(Ottawa) Les Canadiens ont moins d’argent à dépenser même s’ils s’endettent davantage, a rapporté mercredi Statistique Canada, alors que les taux d’intérêt se trouvent à leur niveau le plus élevé en quelques décennies.

Sur une base désaisonnalisée, la dette des ménages sur le marché du crédit, exprimée en proportion du revenu disponible des ménages, est passée à 184,5 % au premier trimestre, alors qu’elle était de 181,7 % au quatrième trimestre 2022, a précisé l’agence fédérale.

Autrement dit, il y avait 1,85 $ de dette sur le marché du crédit pour chaque dollar de revenu disponible des ménages au premier trimestre.

« Les frais de service de la dette devraient continuer d’augmenter rapidement au cours de l’année et culminer au second semestre de 2024, car les taux d’intérêt devraient maintenant augmenter et rester élevés plus longtemps », a affirmé l’économiste Maria Solovieva, de la Banque TD, dans une note.

« Cela créera des vents contraires supplémentaires pour les ménages très sensibles aux taux d’intérêt (comme les titulaires d’hypothèques à taux variable) et pourrait entraîner des taux de délinquance plus élevés à l’avenir », a-t-elle prévenu.

Le ratio du service de la dette des ménages, mesuré comme le total des paiements obligatoires du principal et des intérêts sur la dette du marché du crédit en proportion du revenu disponible des ménages, était de 14,9 % au premier trimestre 2023, contre 14,4 % au quatrième trimestre 2022.

Ce ratio devrait atteindre des niveaux record, potentiellement au deuxième trimestre, alors que l’impact à la traîne de la hausse des taux d’intérêt continue de se répercuter sur les coûts d’emprunt des ménages, a observé l’économiste en chef adjoint de la Banque Royale du Canada, Nathan Janzen, dans une note.

« La combinaison de la hausse de l’inflation et des paiements de la dette a déjà absorbé toute la croissance des revenus après impôt des ménages l’année dernière, et devrait le faire à nouveau en 2023 », a estimé M. Janzen.

L’augmentation du ratio du service de la dette est survenue alors que les ménages ont emprunté 16,5 milliards sur une base désaisonnalisée au premier trimestre, dont 11,2 milliards en dette hypothécaire.

L’encours de la dette combinée des Canadiens a atteint un nouveau record au premier trimestre de l’année, atteignant 2320 milliards, a signalé l’agence TransUnion il y a deux semaines.

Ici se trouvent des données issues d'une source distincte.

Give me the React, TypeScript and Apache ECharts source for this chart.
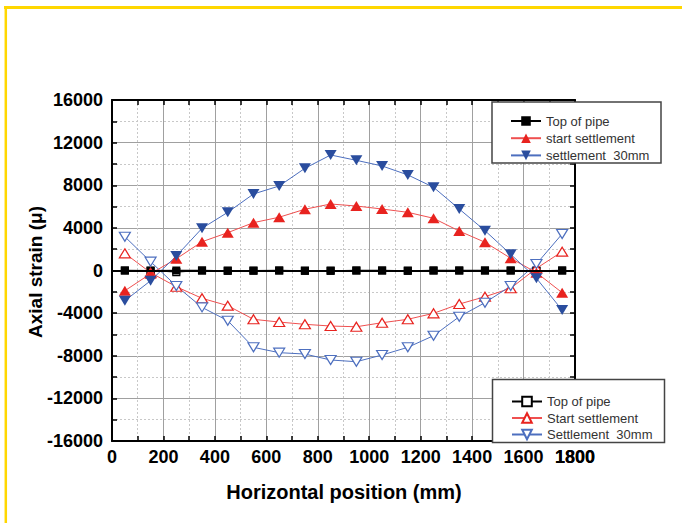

Les soldes moyens de la plupart des produits de crédit à la consommation ont augmenté de 11,4 %, tandis que les soldes hypothécaires moyens ont augmenté de 7,1 %.

Le total désaisonnalisé de la dette des ménages sur le marché du crédit, qui comprend le crédit à la consommation et les prêts hypothécaires et non hypothécaires, a augmenté de 0,6 % par rapport au quatrième trimestre de 2022 pour atteindre 2840 milliards au premier trimestre de 2023, dont 2110 milliards en dette hypothécaire.

« La Banque du Canada devra surveiller de près la performance du crédit des ménages, car la hausse des taux d’intérêt continue de peser sur les ménages canadiens cette année », a indiqué Mme Solovieva.

La Banque du Canada a interrompu son resserrement monétaire après sa hausse de janvier, mais a de nouveau relevé ses taux la semaine dernière, invoquant le risque que l’inflation se « coince » à un niveau trop élevé. Son taux de financement à un jour est maintenant de 4,75 %, bien loin de celui de 0,25 % de janvier 2022.

M. Janzen a souligné que la banque centrale continuait de s’attendre à un assouplissement du marché du travail et à de plus faibles données sur le produit intérieur brut (PIB) au cours du second semestre 2023.